これならまだ部活に入らず週1でスタジオ入って他の日はバイトに充てる方が金銭的な余裕ができて活動の幅が広がるぞ。

というのはちょっと極端なパターンかも知れないが、なんにせよ部活における人員的、機材的な面での恩恵を充分に受けることができなさそうであれば思いとどまる必要があるかもしれない。

 

3.先輩の実力を知る。

 

軽音部の体験入部や部活説明会ではほぼ間違いなく先輩バンドによる新入生歓迎ライブが行われるはずだ。そこで先輩の実力を知ることができる。見極めろ。十中八九最近流行っているバンドのコピー曲をやると思うが、まずはその選曲が自分の嗜好と合っているかどうかを考えよう。例えばそこでV系をやっていたとすると、V系好きの前髪がメチャクチャ長い先輩と仲良くなれるだろうか、それは大事な部分だ。
もしその先輩がオリジナル曲をやっていてしかもクオリティが高かったなら、相当の優良物件だ。なりふり構わずその先輩に付いて行くのもいいだろう。

ジャンルの問題をクリアしたなら、次は先輩の腕前だ。自分と同じ楽器の先輩が上手ければ、媚を売っていろいろ教えてもらおう。他のパートでも上手い先輩がいれば、お付き合いしておいて損はない。卒業後にバンドのお誘いがあったり、逆にこっちから誘ったりすることができる。先輩同士の雰囲気も見ておこう。なんとなく仲が悪そうであればちょっと考える必要がある。先輩バンドの不仲、軋轢は部活内に拡散する。ギクシャクしながら過ごす気まずい放課後は非常に息苦しい。

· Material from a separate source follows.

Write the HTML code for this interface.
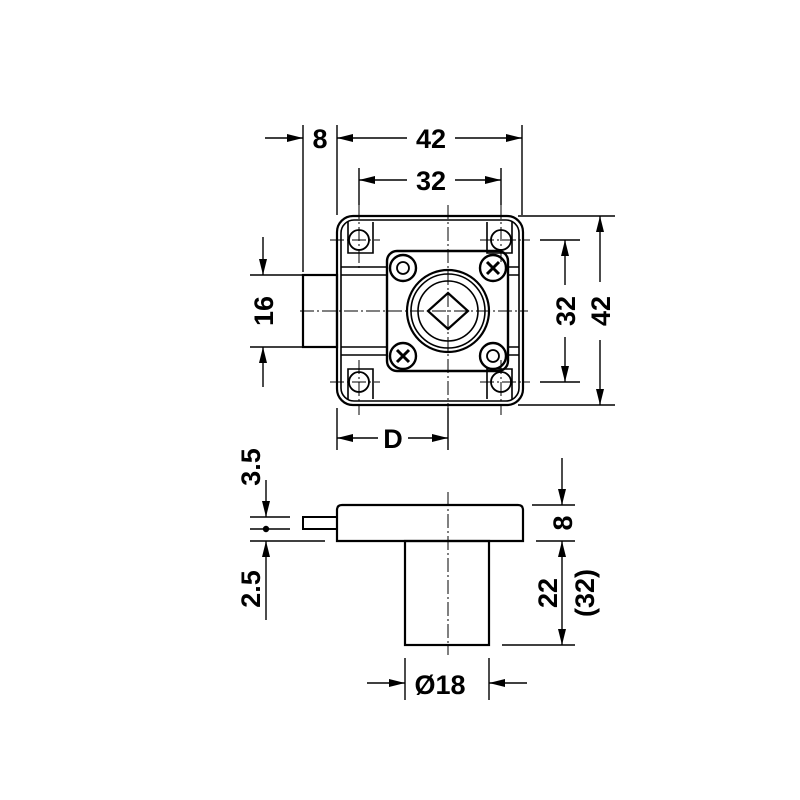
<!DOCTYPE html>
<html><head><meta charset="utf-8"><style>body{margin:0;background:#fff}svg{display:block}</style></head><body>
<svg width="800" height="800" viewBox="0 0 800 800" xmlns="http://www.w3.org/2000/svg">
<defs>
<marker id="a" viewBox="0 0 16 10" refX="16" refY="5" markerWidth="16" markerHeight="10" markerUnits="userSpaceOnUse" orient="auto-start-reverse"><path d="M0,1 L16,5 L0,9 z" fill="#000"/></marker>
</defs>
<g font-family="Liberation Sans, sans-serif" font-weight="bold" font-size="27" text-anchor="middle" fill="#000">
<text x="320" y="148">8</text>
<text x="431" y="148">42</text>
<text x="431" y="190">32</text>
<text x="393" y="448">D</text>
<text x="440" y="694">Ø18</text>
<text transform="translate(273,311) rotate(-90)">16</text>
<text transform="translate(575,311) rotate(-90)">32</text>
<text transform="translate(610,311) rotate(-90)">42</text>
<text transform="translate(572,523) rotate(-90)">8</text>
<text transform="translate(260,467) rotate(-90)">3.5</text>
<text transform="translate(260,589) rotate(-90)">2.5</text>
<text transform="translate(557,593) rotate(-90)">22</text>
<text transform="translate(594,593) rotate(-90)">(32)</text>
</g>
<g stroke="#000" fill="none" stroke-width="1.4">
<line x1="303" y1="125" x2="303" y2="272"/>
<line x1="337" y1="125" x2="337" y2="215"/>
<line x1="522" y1="125" x2="522" y2="215"/>
<line x1="359" y1="168" x2="359" y2="205"/>
<line x1="501" y1="168" x2="501" y2="205"/>
<line x1="518" y1="216" x2="615" y2="216"/>
<line x1="518" y1="405" x2="615" y2="405"/>
<line x1="540" y1="240" x2="580" y2="240"/>
<line x1="540" y1="382" x2="580" y2="382"/>
<line x1="250" y1="275" x2="302" y2="275"/>
<line x1="250" y1="347" x2="302" y2="347"/>
<line x1="337" y1="408" x2="337" y2="450"/>
<line x1="448" y1="408" x2="448" y2="450"/>
<line x1="265" y1="138" x2="303" y2="138" marker-end="url(#a)"/>
<line x1="337" y1="138" x2="407" y2="138" marker-start="url(#a)"/>
<line x1="455" y1="138" x2="522" y2="138" marker-end="url(#a)"/>
<line x1="359" y1="180" x2="407" y2="180" marker-start="url(#a)"/>
<line x1="455" y1="180" x2="501" y2="180" marker-end="url(#a)"/>
<line x1="263" y1="237" x2="263" y2="275" marker-end="url(#a)"/>
<line x1="263" y1="387" x2="263" y2="347" marker-end="url(#a)"/>
<line x1="565" y1="240" x2="565" y2="285" marker-start="url(#a)"/>
<line x1="565" y1="337" x2="565" y2="382" marker-end="url(#a)"/>
<line x1="600" y1="216" x2="600" y2="282" marker-start="url(#a)"/>
<line x1="600" y1="340" x2="600" y2="405" marker-end="url(#a)"/>
<line x1="337" y1="438" x2="378" y2="438" marker-start="url(#a)"/>
<line x1="408" y1="438" x2="448" y2="438" marker-end="url(#a)"/>
<rect x="337" y="216" width="186" height="189" rx="16" stroke-width="2.2"/>
<rect x="341" y="220" width="178" height="181" rx="13" stroke-width="1.6"/>
<path d="M348 222 V253 H373 V222 M512 222 V253 H487 V222 M348 399 V369 H373 V399 M512 399 V369 H487 V399" stroke-width="1.6"/>
<circle cx="359" cy="240" r="10" stroke-width="1.8"/>
<circle cx="501" cy="240" r="10" stroke-width="1.8"/>
<circle cx="359" cy="382" r="10" stroke-width="1.8"/>
<circle cx="501" cy="382" r="10" stroke-width="1.8"/>
<path d="M341 267 H387 M341 275 H387 M341 347 H387 M341 355 H387 M508 267 H519 M508 275 H519 M508 347 H519 M508 355 H519" stroke-width="1.6"/>
<rect x="303" y="275" width="34" height="72" stroke-width="2.2"/>
<rect x="387" y="251" width="121" height="120" rx="10" stroke-width="2.4"/>
<circle cx="403" cy="268" r="13" stroke-width="2.4"/><circle cx="403" cy="268" r="6" stroke-width="1.8"/>
<circle cx="493" cy="268" r="13" stroke-width="2.4"/><path d="M487 262 L499 274 M499 262 L487 274" stroke-width="3"/>
<circle cx="403" cy="356" r="13" stroke-width="2.4"/><path d="M397 350 L409 362 M409 350 L397 362" stroke-width="3"/>
<circle cx="493" cy="356" r="13" stroke-width="2.4"/><circle cx="493" cy="356" r="6" stroke-width="1.8"/>
<circle cx="448" cy="311" r="41" stroke-width="2.2"/>
<circle cx="448" cy="311" r="37" stroke-width="1.6"/>
<circle cx="448" cy="311" r="30" stroke-width="1.6"/>
<path d="M448 293 L468 311 L448 329 L428 311 Z" stroke-width="2.2"/>
<g stroke-dasharray="14 3 2 3" stroke-width="1">
<line x1="448" y1="205" x2="448" y2="415"/>
<line x1="300" y1="311" x2="528" y2="311"/>
<line x1="359" y1="205" x2="359" y2="268"/><line x1="359" y1="360" x2="359" y2="415"/>
<line x1="501" y1="205" x2="501" y2="262"/><line x1="501" y1="360" x2="501" y2="415"/>
<line x1="330" y1="240" x2="380" y2="240"/><line x1="480" y1="240" x2="530" y2="240"/>
<line x1="330" y1="382" x2="380" y2="382"/><line x1="480" y1="382" x2="530" y2="382"/>
</g>
<path d="M337 541 V510 Q337 505 342 505 H518 Q523 505 523 510 V541 Z" stroke-width="2.2"/>
<rect x="303" y="517" width="34" height="12" stroke-width="2"/>
<rect x="405" y="541" width="84" height="104" stroke-width="2.2"/>
<line x1="448" y1="492" x2="448" y2="655" stroke-dasharray="14 3 2 3" stroke-width="1"/>
<line x1="250" y1="517" x2="290" y2="517"/>
<line x1="250" y1="529" x2="290" y2="529"/>
<line x1="250" y1="541" x2="325" y2="541"/>
<circle cx="266" cy="529" r="2.5" fill="#000"/>
<line x1="266" y1="480" x2="266" y2="517" marker-end="url(#a)"/>
<line x1="266" y1="620" x2="266" y2="541" marker-end="url(#a)"/>
<line x1="532" y1="505" x2="575" y2="505"/>
<line x1="536" y1="541" x2="575" y2="541"/>
<line x1="502" y1="645" x2="575" y2="645"/>
<line x1="562" y1="458" x2="562" y2="505" marker-end="url(#a)"/>
<line x1="562" y1="541" x2="562" y2="645" marker-start="url(#a)" marker-end="url(#a)"/>
<line x1="405" y1="658" x2="405" y2="700"/>
<line x1="489" y1="658" x2="489" y2="700"/>
<line x1="367" y1="683" x2="405" y2="683" marker-end="url(#a)"/>
<line x1="527" y1="683" x2="489" y2="683" marker-end="url(#a)"/>
</g>
</svg>
</body></html>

決して可愛い女子ボーカルがいたからという理由で入部を決めてはならない。きっともうそいつはギターと付き合っている。

 

4.同級生を知る。

 

上記全ての関門をクリアした良質な軽音楽部だったとしても、最大の壁は同級生だ。3年間足並みを揃えて過ごす仲間とは距離が近いに越したことはない。ここでもやはり音楽性が重要となる。自分と同じ方向に進めそうな仲間がバンドを組めるだけの人数揃うのであれば良いが、真逆の感性を持った無駄に前髪の長い同級生と同じバンドをやるのはちょっと無理がある。最初は良くてもいずれ空中分解するのが目に見えている。

作曲のできる同級生がいる、もしくはあなたが作曲できるようになると良いだろう。お互いのフィーリングを確かめ合うためにコピー曲をやるのは良いが、いずれオリジナルをやりたいと考えているのであれば、動き出すのは早いほうが良い。そういった将来の方向性についてもあらかじめ話し合っておくとなお良い。曲作りには時間がかかるし、そもそも人前で演奏しても恥ずかしくないレベルの曲が作れるようになるまでにはもっと時間がかかる。

最初は聴いているだけで死にたくなるレベルの出来だとしても、我慢強く作り続ければなんとなく曲作りのイロハに気づく時期が来るはずだ。それが早ければ早いほど将来にとってプラスとなる。15歳から曲作りを始めることができれば、相当早い部類のスタートになる。

それを同じ学校、同じ部活の同級生と共にできればもう言うことはないくらい理想だ。バンドメンバーとはある程度距離が離れていた方が良いという話もあるが、それはお互いにちゃんとした技術や判断力を持っていることが前提だ。さあこれからという駆け出しレベルの場合はお互いがいつでも頼れる範囲にいたほうが行動する勇気も出るし、高め合うライバルにもなる。一人寂しく技術を磨くよりもよっぽど近道だ。

 

 

いろいろと書いたものの、要するに「自分のやりたい音楽がやりたいだけできる環境」と「同じ方角を向いてやれる仲間の存在」が確保できるかどうかが重要ということだ。それができないようであれば、学内学外の枠を越えて自由にバンドを組んだほうが良いかもしれない。

あと個人的にはやはりバンドをやるからにはできるだけ早くオリジナル曲を作り始めるほうが良いと思う。コピーバンドだけで3年間を過ごしたって後には大して何も残らない。文化祭でカッコイイ曲をやって「あれ実はオリジナルなんだぜ」とでも言えば簡単にヒーローになれる。オーディションや大会に参加するにしても、高校生の年代ではおそらく周りはコピーバンドの方が多い。そんな中でちゃんとしたオリジナル曲を披露すればそれだけで他よりも注目される。

若さは武器で財産だ。それを満たされない環境で腐らせてしまうのはあなたの人生において大きな損失となる。

一度しかない高校生活の3年間を存分に満喫するためにはあらかじめいろいろと考えておかなければいけない。

周りの大人に聞いてみるといいよ。みんなそうやって言うから。みんな制服デートしたいって言うから。